Problem to work on
Leave the pictures out and retype the lines from the beginning through the line with "const innerH = H", both ends included.

Given information
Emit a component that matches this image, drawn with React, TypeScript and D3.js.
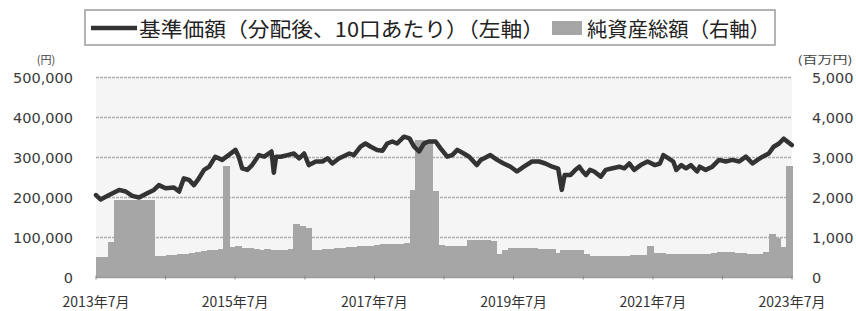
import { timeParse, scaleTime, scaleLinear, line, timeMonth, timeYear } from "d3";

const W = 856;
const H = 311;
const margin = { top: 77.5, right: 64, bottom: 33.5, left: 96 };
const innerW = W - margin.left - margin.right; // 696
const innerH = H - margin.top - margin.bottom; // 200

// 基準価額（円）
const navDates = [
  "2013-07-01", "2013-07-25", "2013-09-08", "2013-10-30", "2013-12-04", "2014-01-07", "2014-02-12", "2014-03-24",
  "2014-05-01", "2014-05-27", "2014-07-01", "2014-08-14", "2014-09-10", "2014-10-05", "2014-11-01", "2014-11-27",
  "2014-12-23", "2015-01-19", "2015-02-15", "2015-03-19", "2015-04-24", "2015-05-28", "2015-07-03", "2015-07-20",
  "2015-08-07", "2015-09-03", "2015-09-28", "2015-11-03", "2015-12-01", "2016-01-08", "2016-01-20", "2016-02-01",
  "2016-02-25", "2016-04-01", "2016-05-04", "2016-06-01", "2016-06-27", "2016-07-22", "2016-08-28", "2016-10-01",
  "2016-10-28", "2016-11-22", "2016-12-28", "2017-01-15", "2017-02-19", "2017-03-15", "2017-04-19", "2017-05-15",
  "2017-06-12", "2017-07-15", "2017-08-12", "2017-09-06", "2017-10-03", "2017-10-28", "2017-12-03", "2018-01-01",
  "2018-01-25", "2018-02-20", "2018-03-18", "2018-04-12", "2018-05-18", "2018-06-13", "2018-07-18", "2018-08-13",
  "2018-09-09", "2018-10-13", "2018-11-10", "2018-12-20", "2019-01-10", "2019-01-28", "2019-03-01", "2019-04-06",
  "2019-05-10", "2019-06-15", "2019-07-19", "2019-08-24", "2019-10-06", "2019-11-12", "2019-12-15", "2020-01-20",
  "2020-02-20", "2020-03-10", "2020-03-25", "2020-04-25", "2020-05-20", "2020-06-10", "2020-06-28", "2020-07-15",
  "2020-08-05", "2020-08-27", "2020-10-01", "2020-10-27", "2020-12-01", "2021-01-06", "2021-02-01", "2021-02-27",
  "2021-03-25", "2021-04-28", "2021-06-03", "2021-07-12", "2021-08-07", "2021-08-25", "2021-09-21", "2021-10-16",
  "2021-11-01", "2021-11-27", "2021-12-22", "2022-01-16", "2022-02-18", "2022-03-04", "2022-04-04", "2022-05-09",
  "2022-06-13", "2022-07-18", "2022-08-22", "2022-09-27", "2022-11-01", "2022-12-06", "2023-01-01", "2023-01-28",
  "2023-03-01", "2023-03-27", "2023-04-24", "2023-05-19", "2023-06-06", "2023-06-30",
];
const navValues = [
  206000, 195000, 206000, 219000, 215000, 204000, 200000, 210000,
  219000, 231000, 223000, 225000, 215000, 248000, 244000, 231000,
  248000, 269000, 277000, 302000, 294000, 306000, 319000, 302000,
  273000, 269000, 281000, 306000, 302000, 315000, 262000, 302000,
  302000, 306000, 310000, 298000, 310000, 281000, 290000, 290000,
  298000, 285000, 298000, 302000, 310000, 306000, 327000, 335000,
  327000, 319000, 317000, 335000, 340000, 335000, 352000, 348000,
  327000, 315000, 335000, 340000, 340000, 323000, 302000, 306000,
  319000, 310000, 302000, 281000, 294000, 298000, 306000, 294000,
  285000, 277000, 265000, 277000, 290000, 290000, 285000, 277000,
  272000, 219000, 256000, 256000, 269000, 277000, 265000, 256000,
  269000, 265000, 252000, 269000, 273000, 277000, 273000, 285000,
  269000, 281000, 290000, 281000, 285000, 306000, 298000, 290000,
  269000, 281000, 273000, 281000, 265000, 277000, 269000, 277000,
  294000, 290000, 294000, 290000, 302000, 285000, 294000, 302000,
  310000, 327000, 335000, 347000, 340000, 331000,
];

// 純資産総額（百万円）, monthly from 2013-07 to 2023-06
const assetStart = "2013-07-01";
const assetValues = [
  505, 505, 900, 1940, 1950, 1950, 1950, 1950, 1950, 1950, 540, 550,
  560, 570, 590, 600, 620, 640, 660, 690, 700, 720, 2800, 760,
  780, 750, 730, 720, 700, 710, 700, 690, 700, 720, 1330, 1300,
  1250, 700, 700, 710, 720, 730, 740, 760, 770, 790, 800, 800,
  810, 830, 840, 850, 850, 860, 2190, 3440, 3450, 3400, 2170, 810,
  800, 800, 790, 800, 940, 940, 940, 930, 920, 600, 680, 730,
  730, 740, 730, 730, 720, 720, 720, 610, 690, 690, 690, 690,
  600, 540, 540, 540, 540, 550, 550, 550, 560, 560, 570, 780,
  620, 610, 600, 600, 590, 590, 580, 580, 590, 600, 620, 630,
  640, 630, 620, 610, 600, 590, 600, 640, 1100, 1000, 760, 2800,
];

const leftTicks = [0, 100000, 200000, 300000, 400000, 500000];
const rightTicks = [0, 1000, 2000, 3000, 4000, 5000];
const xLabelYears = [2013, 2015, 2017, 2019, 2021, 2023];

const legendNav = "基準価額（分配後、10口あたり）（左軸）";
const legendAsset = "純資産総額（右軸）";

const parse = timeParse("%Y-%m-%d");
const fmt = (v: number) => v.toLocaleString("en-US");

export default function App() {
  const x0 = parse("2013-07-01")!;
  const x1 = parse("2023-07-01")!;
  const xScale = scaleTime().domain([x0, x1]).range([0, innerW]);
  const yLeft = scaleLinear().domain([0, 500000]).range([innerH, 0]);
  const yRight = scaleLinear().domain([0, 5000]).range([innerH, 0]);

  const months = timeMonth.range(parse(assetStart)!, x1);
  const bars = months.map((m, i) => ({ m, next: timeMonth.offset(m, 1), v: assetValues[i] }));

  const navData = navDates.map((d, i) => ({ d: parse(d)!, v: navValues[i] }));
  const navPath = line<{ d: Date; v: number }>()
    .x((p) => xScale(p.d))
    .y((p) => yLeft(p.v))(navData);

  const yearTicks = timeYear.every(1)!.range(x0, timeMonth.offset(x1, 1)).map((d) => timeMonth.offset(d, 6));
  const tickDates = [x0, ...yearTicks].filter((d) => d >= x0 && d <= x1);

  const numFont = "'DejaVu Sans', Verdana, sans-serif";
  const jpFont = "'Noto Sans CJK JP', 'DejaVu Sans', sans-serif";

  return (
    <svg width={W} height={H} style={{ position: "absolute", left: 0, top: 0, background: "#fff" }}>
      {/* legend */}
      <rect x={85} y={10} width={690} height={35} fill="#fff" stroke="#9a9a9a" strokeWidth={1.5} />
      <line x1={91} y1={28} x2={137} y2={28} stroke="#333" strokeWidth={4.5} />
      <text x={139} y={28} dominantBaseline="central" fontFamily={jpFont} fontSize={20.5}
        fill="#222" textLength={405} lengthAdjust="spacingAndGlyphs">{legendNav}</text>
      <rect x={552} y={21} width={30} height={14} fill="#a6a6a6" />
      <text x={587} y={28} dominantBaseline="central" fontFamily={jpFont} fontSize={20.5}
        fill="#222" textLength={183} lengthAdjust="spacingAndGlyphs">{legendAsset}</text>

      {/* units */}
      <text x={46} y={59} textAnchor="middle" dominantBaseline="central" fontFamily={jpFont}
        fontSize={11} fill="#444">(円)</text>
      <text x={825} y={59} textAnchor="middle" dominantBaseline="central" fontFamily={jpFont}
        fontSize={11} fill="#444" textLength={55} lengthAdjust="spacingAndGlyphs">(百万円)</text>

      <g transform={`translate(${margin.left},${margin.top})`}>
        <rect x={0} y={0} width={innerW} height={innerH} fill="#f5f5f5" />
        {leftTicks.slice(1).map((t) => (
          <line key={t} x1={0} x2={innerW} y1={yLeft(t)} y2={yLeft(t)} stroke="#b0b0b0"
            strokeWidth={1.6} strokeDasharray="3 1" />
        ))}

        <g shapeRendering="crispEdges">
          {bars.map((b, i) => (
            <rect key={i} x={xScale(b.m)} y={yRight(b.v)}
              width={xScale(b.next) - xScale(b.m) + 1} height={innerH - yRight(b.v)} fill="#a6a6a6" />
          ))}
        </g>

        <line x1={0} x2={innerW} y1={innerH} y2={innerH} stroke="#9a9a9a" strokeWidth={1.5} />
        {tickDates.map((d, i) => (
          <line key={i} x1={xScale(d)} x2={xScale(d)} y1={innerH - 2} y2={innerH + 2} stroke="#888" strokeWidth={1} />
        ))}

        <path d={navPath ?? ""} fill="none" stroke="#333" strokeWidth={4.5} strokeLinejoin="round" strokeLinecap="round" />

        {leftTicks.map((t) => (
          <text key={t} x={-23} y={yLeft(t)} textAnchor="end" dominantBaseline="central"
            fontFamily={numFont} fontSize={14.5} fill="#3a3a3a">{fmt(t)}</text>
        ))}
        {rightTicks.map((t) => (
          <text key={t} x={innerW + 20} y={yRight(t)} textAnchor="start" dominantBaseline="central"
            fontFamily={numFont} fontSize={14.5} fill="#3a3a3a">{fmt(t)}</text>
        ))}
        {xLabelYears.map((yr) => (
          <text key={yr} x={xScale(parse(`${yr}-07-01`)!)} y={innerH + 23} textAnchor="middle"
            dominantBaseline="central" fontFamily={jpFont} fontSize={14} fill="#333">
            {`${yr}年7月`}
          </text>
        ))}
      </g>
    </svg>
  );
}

Task result
Emit a component that matches this image, drawn with React, TypeScript and D3.js.
import { timeParse, scaleTime, scaleLinear, line, timeMonth, timeYear } from "d3";

const W = 856;
const H = 311;
const margin = { top: 77.5, right: 64, bottom: 33.5, left: 96 };
const innerW = W - margin.left - margin.right; // 696
const innerH = H - margin.top - margin.bottom; // 200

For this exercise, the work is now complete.